- **Provided data**

————————

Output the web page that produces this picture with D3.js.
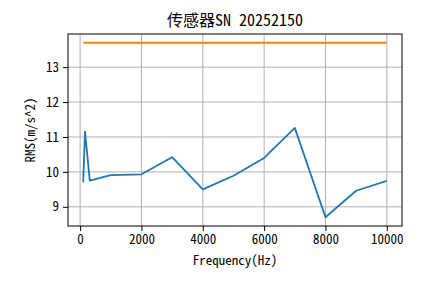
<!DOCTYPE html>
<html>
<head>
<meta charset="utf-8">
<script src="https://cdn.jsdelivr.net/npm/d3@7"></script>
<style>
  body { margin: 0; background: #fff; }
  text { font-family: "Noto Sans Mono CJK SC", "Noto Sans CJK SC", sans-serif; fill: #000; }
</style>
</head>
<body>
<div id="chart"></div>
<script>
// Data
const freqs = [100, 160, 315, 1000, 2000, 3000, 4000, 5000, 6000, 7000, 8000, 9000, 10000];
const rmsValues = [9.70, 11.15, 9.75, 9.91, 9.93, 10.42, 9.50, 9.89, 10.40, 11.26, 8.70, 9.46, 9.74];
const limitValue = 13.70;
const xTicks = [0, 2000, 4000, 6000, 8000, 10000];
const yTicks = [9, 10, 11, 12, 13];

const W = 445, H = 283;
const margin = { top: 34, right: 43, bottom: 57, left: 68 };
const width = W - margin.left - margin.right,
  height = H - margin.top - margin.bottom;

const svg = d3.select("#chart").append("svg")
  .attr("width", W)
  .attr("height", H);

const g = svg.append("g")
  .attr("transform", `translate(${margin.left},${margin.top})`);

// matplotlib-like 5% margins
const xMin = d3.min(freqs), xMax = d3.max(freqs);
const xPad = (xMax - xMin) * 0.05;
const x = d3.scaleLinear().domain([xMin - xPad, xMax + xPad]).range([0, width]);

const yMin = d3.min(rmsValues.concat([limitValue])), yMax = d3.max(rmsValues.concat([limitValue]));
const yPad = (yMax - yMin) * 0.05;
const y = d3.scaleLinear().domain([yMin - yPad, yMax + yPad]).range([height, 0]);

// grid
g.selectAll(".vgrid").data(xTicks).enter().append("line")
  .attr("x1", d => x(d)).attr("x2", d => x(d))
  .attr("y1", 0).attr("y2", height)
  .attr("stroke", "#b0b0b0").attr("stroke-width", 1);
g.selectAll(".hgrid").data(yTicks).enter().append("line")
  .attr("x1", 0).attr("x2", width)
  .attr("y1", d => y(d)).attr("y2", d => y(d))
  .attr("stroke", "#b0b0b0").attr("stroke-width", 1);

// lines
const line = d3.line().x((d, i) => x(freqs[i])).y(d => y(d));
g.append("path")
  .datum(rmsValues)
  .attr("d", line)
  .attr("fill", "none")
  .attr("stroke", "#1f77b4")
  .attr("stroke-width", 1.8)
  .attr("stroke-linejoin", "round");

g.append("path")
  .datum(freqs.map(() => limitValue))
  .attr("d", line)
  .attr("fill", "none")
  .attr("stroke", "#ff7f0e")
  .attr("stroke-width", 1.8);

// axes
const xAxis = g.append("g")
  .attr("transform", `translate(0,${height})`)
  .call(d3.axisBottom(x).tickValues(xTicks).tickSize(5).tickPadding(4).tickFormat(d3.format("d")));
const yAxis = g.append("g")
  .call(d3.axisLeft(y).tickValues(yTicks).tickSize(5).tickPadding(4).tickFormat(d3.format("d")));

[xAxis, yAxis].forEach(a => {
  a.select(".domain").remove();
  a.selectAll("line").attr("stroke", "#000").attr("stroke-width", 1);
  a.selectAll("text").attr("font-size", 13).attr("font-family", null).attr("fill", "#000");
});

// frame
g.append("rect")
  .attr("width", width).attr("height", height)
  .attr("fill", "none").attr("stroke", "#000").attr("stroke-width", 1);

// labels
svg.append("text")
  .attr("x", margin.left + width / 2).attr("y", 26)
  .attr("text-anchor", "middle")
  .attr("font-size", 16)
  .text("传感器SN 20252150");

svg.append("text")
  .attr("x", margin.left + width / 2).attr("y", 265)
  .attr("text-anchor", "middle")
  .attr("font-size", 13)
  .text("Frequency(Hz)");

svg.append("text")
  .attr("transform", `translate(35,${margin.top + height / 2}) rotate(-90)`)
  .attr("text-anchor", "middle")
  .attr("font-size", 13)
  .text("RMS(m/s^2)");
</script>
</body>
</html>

————————

- **What you need to do**
Pictures stay out. Repeat only the lines from the beginning of the data through the line that has "const yTicks = [9, 10, 11, 12, 13];".

- **Correct answer**
Output the web page that produces this picture with D3.js.
<!DOCTYPE html>
<html>
<head>
<meta charset="utf-8">
<script src="https://cdn.jsdelivr.net/npm/d3@7"></script>
<style>
  body { margin: 0; background: #fff; }
  text { font-family: "Noto Sans Mono CJK SC", "Noto Sans CJK SC", sans-serif; fill: #000; }
</style>
</head>
<body>
<div id="chart"></div>
<script>
// Data
const freqs = [100, 160, 315, 1000, 2000, 3000, 4000, 5000, 6000, 7000, 8000, 9000, 10000];
const rmsValues = [9.70, 11.15, 9.75, 9.91, 9.93, 10.42, 9.50, 9.89, 10.40, 11.26, 8.70, 9.46, 9.74];
const limitValue = 13.70;
const xTicks = [0, 2000, 4000, 6000, 8000, 10000];
const yTicks = [9, 10, 11, 12, 13];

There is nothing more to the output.